All may be glory may be may be glory

All may can be glory can be can be glory

All can be glory can be can be glory

The book painstakingly details all the edits and there are many. This edition also includes incredible prefatory essays by Joan Retallack and Donald Sutherland–as well as John Ashbery’s 1956 review of the first Stanzas.

The poem as it now reads is at once stunning, difficult, and sonorous. An example from Part Two:

STANZA XIV

It is not only early that they make no mistake

A nightingale and a robin.

Or rather that which may which

May which he which they may choose which

They knew or not like that

They make this be once or not alike

Not by this time only when they like

To have been very much absorbed.

And so they find it so

And so they are

There

There which is not only here but there as well as there.

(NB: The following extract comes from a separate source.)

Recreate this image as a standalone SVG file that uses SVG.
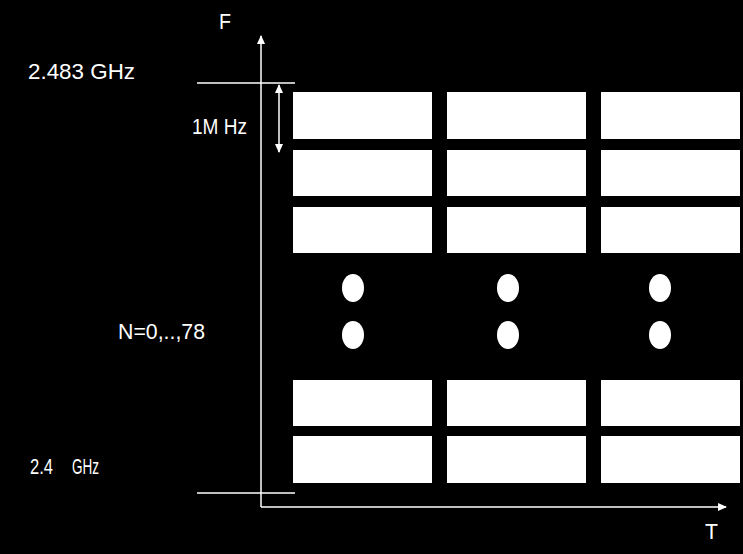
<svg xmlns="http://www.w3.org/2000/svg" width="743" height="554" viewBox="0 0 743 554">
<style>
.t{font-family:"Liberation Sans",Arial,sans-serif;font-size:22px;fill:#fff}
.l{stroke:#fff;stroke-width:1.5;fill:none}
.b{fill:#fff}
</style>
<defs>
<marker id="a" markerWidth="10" markerHeight="10" refX="8" refY="5" orient="auto-start-reverse" markerUnits="userSpaceOnUse"><path d="M0,1 L9,5 L0,9 Z" fill="#fff"/></marker>
</defs>
<rect width="743" height="554" fill="#000"/>
<g id="connectors">
<line class="l" x1="261" y1="507" x2="261" y2="36" marker-end="url(#a)"/>
<line class="l" x1="261" y1="507" x2="726" y2="507" marker-end="url(#a)"/>
<line class="l" x1="197" y1="83" x2="295" y2="83"/>
<line class="l" x1="197" y1="493" x2="295" y2="493"/>
<line class="l" x1="279" y1="85" x2="279" y2="152" marker-start="url(#a)" marker-end="url(#a)"/>
</g>
<g id="labels">
<text class="t" x="219" y="29" textLength="12" lengthAdjust="spacingAndGlyphs">F</text>
<text class="t" x="705" y="539" textLength="13" lengthAdjust="spacingAndGlyphs">T</text>
<text class="t" x="28" y="79" textLength="107" lengthAdjust="spacingAndGlyphs">2.483 GHz</text>
<text class="t" x="192" y="134" textLength="55" lengthAdjust="spacingAndGlyphs">1M Hz</text>
<text class="t" x="118" y="339" textLength="87" lengthAdjust="spacingAndGlyphs">N=0,..,78</text>
<text class="t" x="30" y="474" textLength="23" lengthAdjust="spacingAndGlyphs">2.4</text>
<text class="t" x="72" y="474" textLength="27" lengthAdjust="spacingAndGlyphs">GHz</text>
</g>
<g id="slots">
<rect class="b" x="293" y="92" width="139" height="47"/><rect class="b" x="447" y="92" width="139" height="47"/><rect class="b" x="601" y="92" width="139" height="47"/>
<rect class="b" x="293" y="150" width="139" height="46"/><rect class="b" x="447" y="150" width="139" height="46"/><rect class="b" x="601" y="150" width="139" height="46"/>
<rect class="b" x="293" y="207" width="139" height="46"/><rect class="b" x="447" y="207" width="139" height="46"/><rect class="b" x="601" y="207" width="139" height="46"/>
<rect class="b" x="293" y="380" width="139" height="46"/><rect class="b" x="447" y="380" width="139" height="46"/><rect class="b" x="601" y="380" width="139" height="46"/>
<rect class="b" x="293" y="436" width="139" height="47"/><rect class="b" x="447" y="436" width="139" height="47"/><rect class="b" x="601" y="436" width="139" height="47"/>
</g>
<g id="dots">
<ellipse class="b" cx="353" cy="288" rx="11" ry="14"/><ellipse class="b" cx="508" cy="288" rx="11" ry="14"/><ellipse class="b" cx="660" cy="288" rx="11" ry="14"/>
<ellipse class="b" cx="353" cy="335" rx="11" ry="14"/><ellipse class="b" cx="508" cy="335" rx="11" ry="14"/><ellipse class="b" cx="660" cy="335" rx="11" ry="14"/>
</g>
</svg>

They like whatever I like.

Stein is both plangent and playful. She is looking back (it was written a year before The Autobiography of Alice B. Toklas) at her life and summoning words and phrasings that may be accidental but have a soundsphere that is stark: “may which” = “may witch”? The menacing “they” occurs all throughout the poem. The stanza above puts me in the mind of the moody, fussy relationships we try to make work–“They like whatever I like,” being the final cross through the heart.

These meditations are personal, yet universal. Now they can be enjoyed the way Stein wrote them.